> Bruce Momjian <pgman@candle.pha.pa.us> writes:
> >> I really don't understand why you're so hot to avoid changing the
> >> default behavior of VACUUM.
>
> > I am concerned because UPDATE consumes disk space that never gets
> > returned to the OS until a traditional vacuum is run.
>
> Not necessarily. Concurrent VACUUM does truncate the relation if it can
> do so conveniently --- for example, it will successfully reclaim space
> if you do "DELETE FROM foo; VACUUM foo;". It just doesn't try as hard
> as the older VACUUM code does.
But it will not reclaim from UPDATE. You also will have to VACUUM
NOLOCK right after your delete or the next INSERT is going to go on the
end and VACUUM NOLOCK is not going to compact the table, right?
> IMHO, average disk space usage for a real-world database may well be
> *lower* with the new style of VACUUM than with the old style, simply
> because you can afford to do new-style VACUUM more often. The old-style
> VACUUM might give you a lower space usage just after a VACUUM, but if
> you can only afford to do that on nights or weekends, it's cold comfort.

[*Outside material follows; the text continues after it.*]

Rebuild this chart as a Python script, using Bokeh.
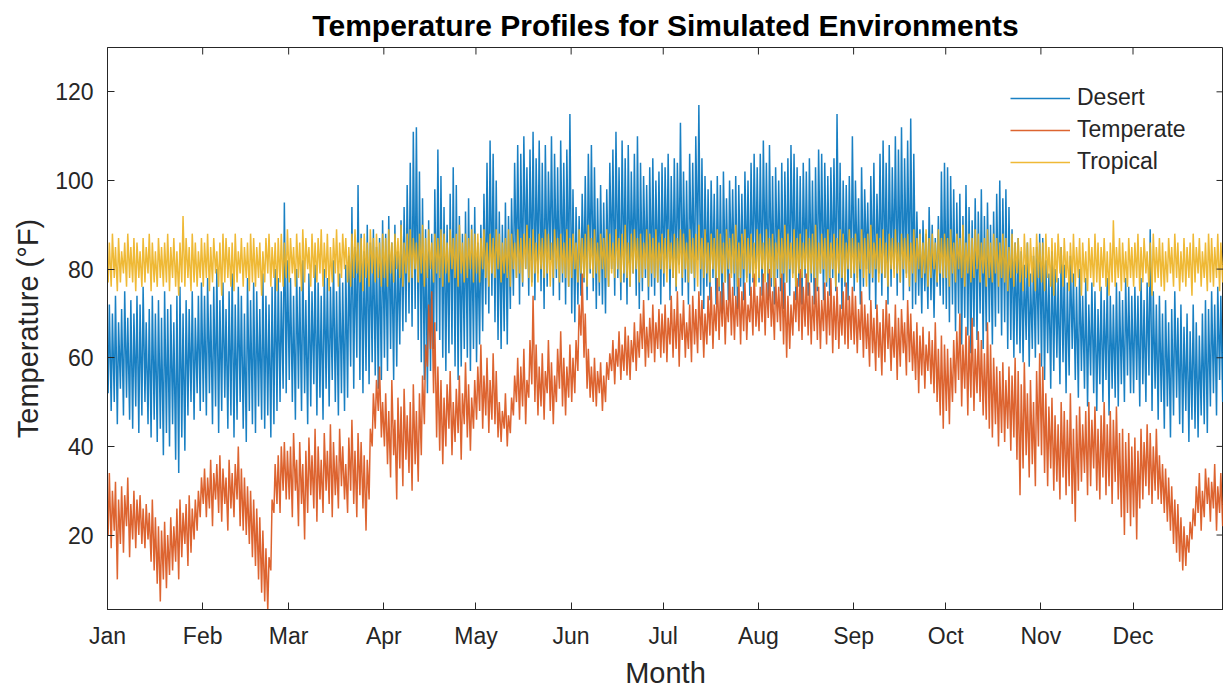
from bokeh.plotting import figure
from bokeh.models import FixedTicker, Legend, LegendItem, Range1d
from bokeh.embed import file_html
from bokeh.resources import INLINE

# ---- tick labels ------------------------------------------------------------
month_labels = ["Jan", "Feb", "Mar", "Apr", "May", "Jun",
                "Jul", "Aug", "Sep", "Oct", "Nov", "Dec"]
month_start_days = [0, 31, 59, 90, 120, 151, 181, 212, 243, 273, 304, 334]
y_ticks = [20, 40, 60, 80, 100, 120]

# ---- daily highs / lows (°F), one value per day of the year ----------------
desert_hi = (
    [72,70,74,68,71,75,69,73,70,74, 72,76,68,71,74,70,73,69,75,71, 72,68,74,76,70,73,71,75,69,74, 77]
  + [74,78,72,76,80,73,77,71,75,79, 72,76,74,70,78,73,77,75,71,79, 74,72,76,80,78,75,95,82]
  + [78,74,80,76,82,73,79,75,81,77, 74,80,78,76,82,75,79,77,81,83, 94,85,99,88,84,90,86,89,85,87, 91]
  + [88,92,86,90,84,91,94,99,104,111, 112,102,96,89,91,88,98,107,101,94, 90,97,103,99,92,88,93,96,90,94]
  + [86,90,97,104,109,106,100,93,90,95, 92,96,104,108,106,110,103,107,111,105, 109,104,108,102,110,106,103,109,104,107, 115]
  + [98,94,92,97,101,106,108,103,96,99, 95,98,104,107,111,103,109,105,108,102, 106,110,104,101,99,103,105,100,102,104]
  + [103,106,101,105,104,113,102,100,106,104, 110,117,105,101,98,100,97,101,99,102, 96,100,98,101,99,97,102,100,104,106, 103]
  + [106,109,104,108,101,103,100,104,102,105, 108,106,103,101,104,102,105,100,103,107, 106,104,101,103,105,115,104,100,99,101, 110]
  + [100,96,103,98,95,101,104,97,106,109, 104,108,103,110,107,112,105,109,114,106, 93,89,91,88,94,90,87,92,102,104]
  + [103,101,98,95,97,92,99,94,91,96, 93,98,92,95,90,93,97,100,96,98, 94,89,86,87,84,81,86,79,83,85, 88]
  + [87,82,79,84,80,78,85,81,77,83, 79,76,80,74,78,72,77,75,71,76, 73,78,74,72,77,75,73,78,76,74]
  + [76,74,78,73,77,89,75,72,74,70, 73,68,71,75,69,72,67,70,66,72, 68,65,70,73,71,75,72,76,74,71, 73]
)
desert_lo = (
    [52,48,50,45,53,47,51,46,44,49, 43,47,50,45,42,46,41,44,38,43, 40,45,37,34,42,39,47,50,46,52, 48]
  + [50,47,52,45,49,43,48,51,44,47, 42,46,50,44,41,48,45,43,49,46, 44,47,42,45,48,50,53,52]
  + [55,50,46,53,48,52,45,49,54,47, 51,46,53,49,55,50,47,52,48,51, 58,53,60,55,52,57,54,59,56,53, 55]
  + [60,57,62,55,58,63,66,68,70,67, 71,64,59,55,52,57,62,66,64,60, 57,61,63,58,55,58,62,60,57,62]
  + [59,63,66,72,70,74,68,64,62,66, 63,71,74,78,72,76,80,74,77,73, 79,75,71,76,82,74,78,73,77,72, 76]
  + [70,68,72,74,77,73,79,75,71,74, 72,70,76,80,74,78,73,77,72,76, 79,74,71,75,78,73,76,74,77,72]
  + [76,80,73,78,75,81,74,77,72,79, 75,82,74,71,76,73,78,72,75,70, 77,73,79,74,71,76,73,78,74,77, 80]
  + [77,74,79,73,76,72,78,75,71,77, 74,79,73,76,72,78,74,77,72,75, 79,73,76,74,78,75,77,71,76,73, 78]
  + [75,78,72,76,80,73,77,71,79,74, 78,72,76,80,74,77,73,79,75,71, 72,74,70,75,71,73,69,76,74,72]
  + [71,68,72,66,70,63,69,65,61,67, 64,70,62,66,68,63,67,70,65,68, 62,64,60,63,61,59,64,58,62,60, 63]
  + [58,55,61,53,57,60,54,59,52,56, 62,55,51,57,53,49,56,52,48,54, 50,55,47,53,51,49,54,50,56,52]
  + [52,55,49,54,50,56,48,53,46,50, 44,49,42,47,51,45,43,48,41,46, 44,42,47,45,43,49,52,47,55,50, 53]
)

temperate_hi = (
    [34,30,32,28,31,29,33,27,30,28, 29,26,27,25,28,24,22,21,23,20, 24,22,26,28,25,27,29,26,28,30, 33]
  + [35,33,37,34,36,38,35,33,37,34, 36,40,35,33,31,30,28,26,24,21, 17,15,28,36,38,40,41,39]
  + [40,43,37,41,36,39,42,38,44,40, 37,43,39,45,41,38,44,40,36,42, 46,39,43,41,38,37,44,52,55,58, 50]
  + [52,48,55,46,51,49,53,47,50,54, 48,52,56,63,72,75,68,58,55,51, 54,57,50,53,56,52,59,54,51,55]
  + [58,63,56,60,55,61,57,50,48,52, 47,51,56,60,58,62,55,64,74,63, 58,61,57,64,59,56,62,66,60,58, 63]
  + [60,64,72,79,70,62,58,60,57,59, 56,59,61,64,62,66,63,67,65,64, 68,66,70,73,67,69,72,68,71,70]
  + [72,69,74,71,75,70,73,68,72,74, 71,75,73,70,74,76,72,78,75,77, 73,79,76,74,78,75,77,72,76,79, 74]
  + [76,79,77,80,75,78,76,79,77,74, 72,75,78,80,76,79,77,74,78,76, 73,77,75,78,74,76,72,75,77,74, 76]
  + [74,71,75,72,70,73,69,72,68,71, 73,70,67,72,69,71,68,73,70,66, 68,65,67,63,66,64,68,62,65,63]
  + [62,60,64,66,70,63,67,65,69,62, 66,64,61,68,63,60,58,57,59,55, 58,56,60,57,54,59,52,55,50,57, 61]
  + [58,52,49,51,47,45,50,48,46,52, 44,47,49,45,48,50,46,49,44,47, 50,45,48,46,49,43,44,41,43,40]
  + [42,39,44,41,45,43,40,44,38,36, 35,33,31,28,27,24,22,20,23,26, 31,34,30,35,33,32,36,31,34,30, 33]
)
temperate_lo = (
    [20,17,21,10,18,16,22,15,19,17, 20,18,17,19,14,12,9,5,10,8, 11,12,14,10,15,18,13,16,19,21, 24]
  + [27,24,26,22,28,25,23,27,21,26, 24,28,22,21,20,18,15,13,10,7, 5,3,12,25,27,25,30,28]
  + [28,24,30,22,27,19,25,29,26,23, 28,25,30,27,24,29,26,31,28,25, 30,27,24,29,26,21,28,40,44,48, 42]
  + [40,36,33,38,28,35,31,37,34,30, 36,32,38,45,58,62,52,42,39,36, 40,44,38,41,43,37,45,42,39,44]
  + [46,48,44,47,43,46,45,42,41,44, 40,43,47,50,46,49,45,51,54,50, 47,49,46,52,48,45,50,53,49,47, 51]
  + [50,52,57,65,60,53,51,50,49,52, 48,50,55,57,54,58,55,57,56,55, 59,57,60,62,58,60,61,59,62,60]
  + [61,59,63,60,62,58,64,60,62,59, 63,61,64,60,63,65,62,66,64,67, 63,68,65,64,67,63,66,64,68,65, 67]
  + [66,68,65,69,67,64,68,66,63,60, 62,65,68,66,64,67,65,63,66,64, 62,66,63,65,61,64,62,65,63,62, 64]
  + [63,61,64,60,62,58,61,57,60,56, 59,62,57,60,55,58,61,56,59,57, 55,52,56,53,57,54,52,50,47,44]
  + [48,45,50,52,55,49,53,47,51,48, 52,50,47,46,44,42,45,40,43,41, 44,39,42,37,29,35,38,33,36,31, 40]
  + [38,34,31,35,30,32,28,33,29,31, 27,23,30,32,34,29,31,35,30,28, 33,29,31,27,32,28,24,20,25,22]
  + [24,19,26,28,31,29,27,30,28,27, 25,23,21,18,16,14,12,13,16,19, 22,25,21,24,27,23,26,21,25,22, 24]
)

tropical_hi = (
    [86,88,85,87,84,86,88,85,87,86, 84,87,85,88,86,84,87,85,86,88, 85,87,84,86,92,87,85,88,86,84, 87]
  + [86,88,85,87,84,86,88,87,85,86, 88,84,87,85,86,88,87,85,86,84, 87,88,85,86,87,88,86,89]
  + [87,85,88,86,89,87,85,88,86,87, 89,86,88,85,87,89,86,88,87,85, 88,89,86,87,88,86,89,87,88,86, 88]
  + [87,89,86,88,87,90,86,88,89,87, 86,88,90,87,89,86,88,87,89,88, 86,89,87,88,90,86,88,87,89,88]
  + [88,87,89,86,88,87,89,88,86,87, 89,88,86,89,87,88,90,87,89,86, 88,87,89,88,86,89,87,88,86,89, 87]
  + [88,86,89,87,88,90,87,89,86,88, 87,89,88,86,89,87,88,90,86,88, 89,87,88,86,89,88,87,89,86,88]
  + [87,89,86,88,87,89,88,86,89,87, 88,90,87,89,86,88,87,89,88,86, 89,87,88,90,86,88,89,87,88,86, 89]
  + [88,86,89,87,88,86,89,87,90,88, 86,89,87,88,86,89,87,88,90,86, 88,87,89,86,88,87,89,88,86,89, 87]
  + [88,86,89,87,88,90,86,88,87,89, 86,88,87,89,86,88,87,88,86,89, 87,88,86,89,87,88,86,89,87,88]
  + [87,89,86,88,87,90,86,88,87,89, 88,86,87,89,86,88,87,86,88,87, 85,88,86,87,85,88,86,87,85,88, 86]
  + [86,88,85,87,86,88,85,87,84,86, 88,85,87,86,84,87,85,88,86,85, 87,84,86,91,85,87,86,84,87,85]
  + [86,88,85,87,84,86,88,85,87,86, 84,87,85,88,86,84,87,85,86,88, 85,87,84,86,88,87,85,88,86,84, 87]
)
tropical_lo = (
    [77,76,78,75,77,79,76,78,77,75, 78,76,77,79,75,77,76,78,76,77, 75,78,76,74,77,76,78,75,77,76, 78]
  + [76,78,75,77,79,76,74,77,78,76, 75,77,79,76,78,75,77,76,78,74, 77,79,76,78,75,77,76,78]
  + [77,79,76,78,75,77,80,76,78,77, 79,76,78,75,77,79,76,78,80,77, 76,78,79,77,75,78,76,79,77,78, 76]
  + [78,76,79,77,80,78,76,79,77,78, 80,77,79,76,78,80,77,79,78,76, 79,77,80,78,76,79,77,78,80,77]
  + [79,77,80,78,76,79,78,80,77,79, 78,76,80,78,79,77,80,78,76,79, 77,80,78,79,76,78,80,77,79,78, 76]
  + [78,80,77,79,78,76,80,78,79,77, 80,78,76,79,78,80,77,79,78,76, 79,80,77,78,80,76,79,78,77,80]
  + [79,77,80,78,76,79,78,80,77,79, 78,76,80,78,79,77,80,78,76,79, 77,80,78,79,76,78,80,77,79,78, 76]
  + [78,80,77,79,78,76,80,78,79,77, 80,78,76,79,78,80,77,79,78,76, 79,80,77,78,80,76,79,78,77,80, 78]
  + [79,77,80,78,76,79,78,80,77,79, 78,76,80,78,79,77,80,78,76,79, 77,80,78,79,76,78,80,77,79,78]
  + [78,76,79,77,80,78,76,79,77,78, 80,77,79,76,78,77,79,76,78,77, 75,78,76,79,77,75,78,76,77,75, 78]
  + [77,75,78,76,74,77,79,76,78,75, 77,76,78,74,77,75,78,76,77,75, 78,76,74,77,76,78,75,77,76,78]
  + [76,78,75,77,79,76,74,77,78,76, 75,77,79,76,78,75,77,76,78,74, 77,79,76,78,75,77,76,78,75,77, 76]
)

series = [
    ("Desert", desert_hi, desert_lo, "#0072BD"),
    ("Temperate", temperate_hi, temperate_lo, "#D95319"),
    ("Tropical", tropical_hi, tropical_lo, "#EDB120"),
]

for name, hi, lo, _ in series:
    assert len(hi) == 365 and len(lo) == 365, (name, len(hi), len(lo))


def day_trace(hi, lo):
    """Night low then afternoon high for every day, in time order."""
    xs, ys = [], []
    for d, (h, l) in enumerate(zip(hi, lo)):
        xs.extend([d + 0.2, d + 0.6])
        ys.extend([l, h])
    return xs, ys


FONT = "Liberation Sans"
INK = "#262626"

LEFT, TOP, BOTTOM = 107, 47, 83
W, H = 1223, 692
PX_PER_DAY = 3.0704
Y_MIN, Y_MAX = 3.2, 130.0
frame_w = W - LEFT
frame_h = H - TOP - BOTTOM
X_MAX = frame_w / PX_PER_DAY
TICK_PX = 7

p = figure(width=W, height=H, output_backend="svg", toolbar_location=None,
           x_range=Range1d(0, X_MAX), y_range=Range1d(Y_MIN, Y_MAX),
           min_border_left=LEFT, min_border_right=0,
           min_border_top=TOP, min_border_bottom=BOTTOM)

p.background_fill_color = "white"
p.border_fill_color = "white"
p.outline_line_color = INK
p.outline_line_width = 1
p.xgrid.visible = False
p.ygrid.visible = False

p.title.text = "Temperature Profiles for Simulated Environments"
p.title.text_font = FONT
p.title.text_font_size = "30px"
p.title.text_font_style = "bold"
p.title.text_color = "black"
p.title.align = "center"
p.title.standoff = 12

legend_items = []
for name, hi, lo, color in series:
    xs, ys = day_trace(hi, lo)
    r = p.line(xs, ys, line_color=color, line_width=1.5, line_alpha=0.9)
    legend_items.append(LegendItem(label=name, renderers=[r]))

# inward tick marks along the top and right edges of the box
tick_dy = TICK_PX * (Y_MAX - Y_MIN) / frame_h
tick_dx = TICK_PX / PX_PER_DAY
p.segment(x0=month_start_days, y0=[Y_MAX] * 12, x1=month_start_days,
          y1=[Y_MAX - tick_dy] * 12, line_color=INK, line_width=1)
p.segment(x0=[X_MAX] * 6, y0=y_ticks, x1=[X_MAX - tick_dx] * 6, y1=y_ticks,
          line_color=INK, line_width=1)

month_overrides = {d: m for d, m in zip(month_start_days, month_labels)}


def style_axis(ax):
    ax.axis_line_color = INK
    ax.major_tick_line_color = INK
    ax.major_tick_in = TICK_PX
    ax.major_tick_out = 0
    ax.minor_tick_line_color = None
    ax.major_label_text_font = FONT
    ax.major_label_text_color = INK
    ax.major_label_text_font_size = "23px"
    ax.axis_label_text_font = FONT
    ax.axis_label_text_font_size = "29px"
    ax.axis_label_text_font_style = "normal"
    ax.axis_label_text_color = INK


xa = p.xaxis[0]
xa.ticker = FixedTicker(ticks=month_start_days)
xa.major_label_overrides = month_overrides
style_axis(xa)
xa.major_label_standoff = 13
xa.axis_label = "Month"
xa.axis_label_standoff = 5

ya = p.yaxis[0]
ya.ticker = FixedTicker(ticks=y_ticks)
style_axis(ya)
ya.major_label_standoff = 14
ya.axis_label = "Temperature (°F)"
ya.axis_label_standoff = 8

legend = Legend(items=legend_items, location=(903, 434),
                label_text_font=FONT, label_text_font_size="23px",
                label_text_color=INK, glyph_width=60, glyph_height=20,
                label_height=20, label_standoff=7, spacing=5,
                padding=0, margin=0, background_fill_alpha=0,
                border_line_color=None)
p.add_layout(legend)

open("out.html", "w").write(file_html(p, INLINE))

> Your disk hardware needs are going to be determined by peak space usage,
> not minimum or even average usage, and time between VACUUMs is what
> drives that. On a peak-usage basis I have no doubt that frequent
> new-style VACUUMs will win hands down over infrequent old-style.
My contention is that we are causing more problems for administrators by
changeing VACUUM's default behavior. Most people vacuum only at night
when no one is using the system, and they should get the LOCK version of
vacuum. (No change to scripts.) What will change is that people can
add VACUUM NOLOCK during the day to their cron scripts.
> > Maybe just call the traditional vacuum VACUUM LOCK. It was the
> > LOCK/NOLOCK idea that I think was important.
>
> Right now it's called VACUUM FULL, but I'm not particularly wedded to
> that name. Does anyone else like VACUUM LOCK? Or have an even better
> idea?
FULL seems overloaded to me. Maybe LOCK or FORCE.